If the 21st Century Fox sale is approved by regulators, Fox's shows and movies will be building blocks for Disney's forthcoming streaming service, a key piece of Iger's "DTC" strategy.
This was a big part of the pitch to investors on Thursday: Disney said buying Fox's assets "expands our global reach" and "broadens our global direct-to-consumer capabilities."
The Disney-branded streaming service won't launch until 2019. The company is also planning to introduce an ESPN-branded sports streaming service in spring 2018.
In preparation, Disney has already said that it's not going to renew its movie distribution deal with Netflix.
Fox has also been pulling back some of its programming. Its cable channel FX has been promoting the FX+ app as an alternative to Netflix.
Of course, Netflix has been cutting huge licensing checks to media companies for almost a decade now, so this new direction comes with risks.
The cable bundle still provides most of Fox's profits, and will for the foreseeable future.
But executives like Iger and Murdoch have been talking about this streaming shift for some time. The changes in consumer behavior are obvious for all to see.
In interviews on Thursday, Murdoch described the competitive landscape in crystal clear terms.
"I think Facebook coming in, and Apple, and Netflix are all going to be big players," Murdoch said on Fox Business, one of the channels he'll still own after the Disney transaction closes.
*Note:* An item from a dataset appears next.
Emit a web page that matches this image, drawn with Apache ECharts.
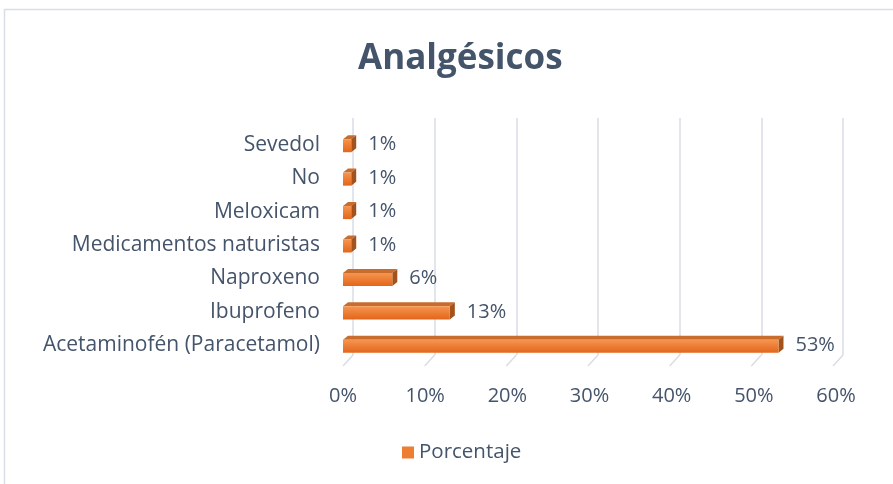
<!DOCTYPE html>
<html>
<head>
<meta charset="utf-8">
<script src="https://cdn.jsdelivr.net/npm/echarts@6/dist/echarts.min.js"></script>
<style>
html, body { margin: 0; padding: 0; background: #fff; }
#chart { width: 893px; height: 484px; }
</style>
</head>
<body>
<div id="chart"></div>
<script>
// data
var categories = ["Acetaminofén (Paracetamol)", "Ibuprofeno", "Naproxeno", "Medicamentos naturistas", "Meloxicam", "No", "Sevedol"];
var porcentaje = [53, 13, 6, 1, 1, 1, 1];
var xTicks = [0, 10, 20, 30, 40, 50, 60];

var textColor = "#44546a";
var fontName = "Open Sans";
var gridColor = "#d9dde4";

var barData = porcentaje.map(function (v, i) { return [v, i]; });

// 3d looking bar: front face, top face, right face + label
function renderBar(params, api) {
  var start = api.coord([0, api.value(1)]);
  var end = api.coord([api.value(0), api.value(1)]);
  var h = api.size([0, 1])[1] * 0.39;
  var x0 = start[0], x1 = end[0];
  var yt = start[1] - h / 2 + 1, yb = start[1] + h / 2 + 1;
  var dx = 5, dy = -4;
  return {
    type: "group",
    children: [
      {
        type: "polygon",
        shape: { points: [[x0, yt], [x1, yt], [x1 + dx, yt + dy], [x0 + dx, yt + dy]] },
        style: { fill: "#c86d2e" }
      },
      {
        type: "polygon",
        shape: { points: [[x1, yt], [x1 + dx, yt + dy], [x1 + dx, yb + dy], [x1, yb]] },
        style: { fill: "#a4521b" }
      },
      {
        type: "rect",
        shape: { x: x0, y: yt, width: x1 - x0, height: h },
        style: {
          fill: new echarts.graphic.LinearGradient(0, 0, 0, 1, [
            { offset: 0, color: "#f7954f" },
            { offset: 1, color: "#e2661b" }
          ])
        }
      },
      {
        type: "text",
        x: x1 + dx + 12,
        y: start[1],
        style: {
          text: api.value(0) + "%",
          fill: textColor,
          fontSize: 20,
          fontFamily: fontName,
          verticalAlign: "middle"
        }
      }
    ]
  };
}

// small slanted foot under every back wall gridline
function renderFoot(params, api) {
  var p = api.coord([api.value(0), 0]);
  var bottom = params.coordSys.y + params.coordSys.height;
  return {
    type: "line",
    shape: { x1: p[0], y1: bottom, x2: p[0] - 10, y2: bottom + 11 },
    style: { stroke: gridColor, lineWidth: 1.5 }
  };
}

var chart = echarts.init(document.getElementById("chart"));
chart.setOption({
  backgroundColor: "#fff",
  animation: false,
  title: {
    text: "Analgésicos",
    left: 353,
    top: 37,
    textStyle: { fontFamily: fontName, fontSize: 35, fontWeight: "bold", color: textColor }
  },
  legend: {
    data: ["Porcentaje"],
    left: 402,
    top: 442,
    padding: 0,
    icon: "rect",
    itemWidth: 12,
    itemHeight: 12,
    itemGap: 6,
    textStyle: { fontFamily: fontName, fontSize: 20.5, color: textColor }
  },
  graphic: [
    {
      type: "rect",
      shape: { x: 4.5, y: 9.5, width: 1000, height: 600 },
      style: { fill: null, stroke: gridColor, lineWidth: 1.5 },
      silent: true
    }
  ],
  grid: [
    { left: 343, right: 57, top: 128, bottom: 122 },
    { left: 353, right: 50, top: 118, bottom: 129 }
  ],
  xAxis: [
    {
      gridIndex: 0,
      type: "value",
      min: 0,
      max: 60,
      interval: 10,
      axisLine: { show: false },
      axisTick: { show: false },
      splitLine: { show: false },
      axisLabel: {
        margin: 24,
        formatter: "{value}%",
        fontFamily: fontName,
        fontSize: 20,
        color: textColor
      }
    },
    {
      gridIndex: 1,
      type: "value",
      min: 0,
      max: 60,
      interval: 10,
      axisLine: { show: false },
      axisTick: { show: false },
      axisLabel: { show: false },
      splitLine: { show: true, lineStyle: { color: gridColor, width: 1.5 } }
    }
  ],
  yAxis: [
    {
      gridIndex: 0,
      type: "category",
      data: categories,
      axisLine: { show: false },
      axisTick: { show: false },
      axisLabel: {
        margin: 23,
        fontFamily: fontName,
        fontSize: 21,
        color: textColor
      }
    },
    {
      gridIndex: 1,
      type: "value",
      min: 0,
      max: 1,
      show: false
    }
  ],
  series: [
    {
      type: "custom",
      name: "feet",
      xAxisIndex: 1,
      yAxisIndex: 1,
      data: xTicks,
      encode: { x: 0 },
      renderItem: renderFoot,
      silent: true,
      z: 1
    },
    {
      type: "custom",
      name: "Porcentaje",
      xAxisIndex: 0,
      yAxisIndex: 0,
      data: barData,
      encode: { x: 0, y: 1 },
      itemStyle: { color: "#ed7d31" },
      renderItem: renderBar,
      z: 5
    }
  ]
});
</script>
</body>
</html>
He pointed out that Facebook tried to bid for the streaming rights to cricket matches earlier this year. Murdoch's Star media group won out.
"That was a warning shot," he said of Facebook. "They've announced now they're going to spend billions on sports rights. So we don't know which country they'll go after or what they'll do."
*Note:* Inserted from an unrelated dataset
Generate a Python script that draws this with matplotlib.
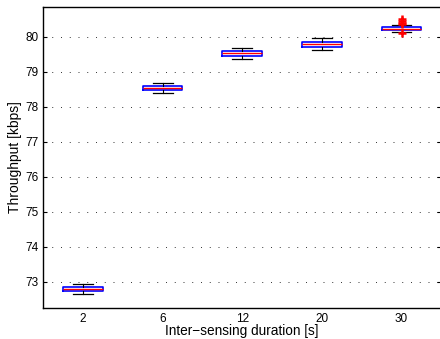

This is how media moguls now see the landscape: As a battlefield, with themselves lining up against tech heavyweights.
This perspective also contributed to Time Warner's decision to sell to AT&T last year. (Time Warner is CNN's parent company.) The deal has been delayed due to an antitrust lawsuit by the U.S. government.
Disney and Fox will face regulatory scrutiny as well, although President Trump has already weighed in favorably about his friend Murdoch's big bet.
Disney and Fox's argument to regulators will be, in effect, that Netflix, Amazon and other players are getting bigger and bigger, so we have to be allowed to keep up.
"Most folks who don't follow this closely may not be aware of the sheer power and investment of the new entrants and how that is affecting our space," a Fox source said Thursday. The person requested anonymity to describe the looming antitrust arguments.
"Content creation is occurring in the most competitive environment in its history," the source said. "So, consolidation has to be viewed the way consumers are experiencing it."
They are increasingly experiencing it as a series of streams.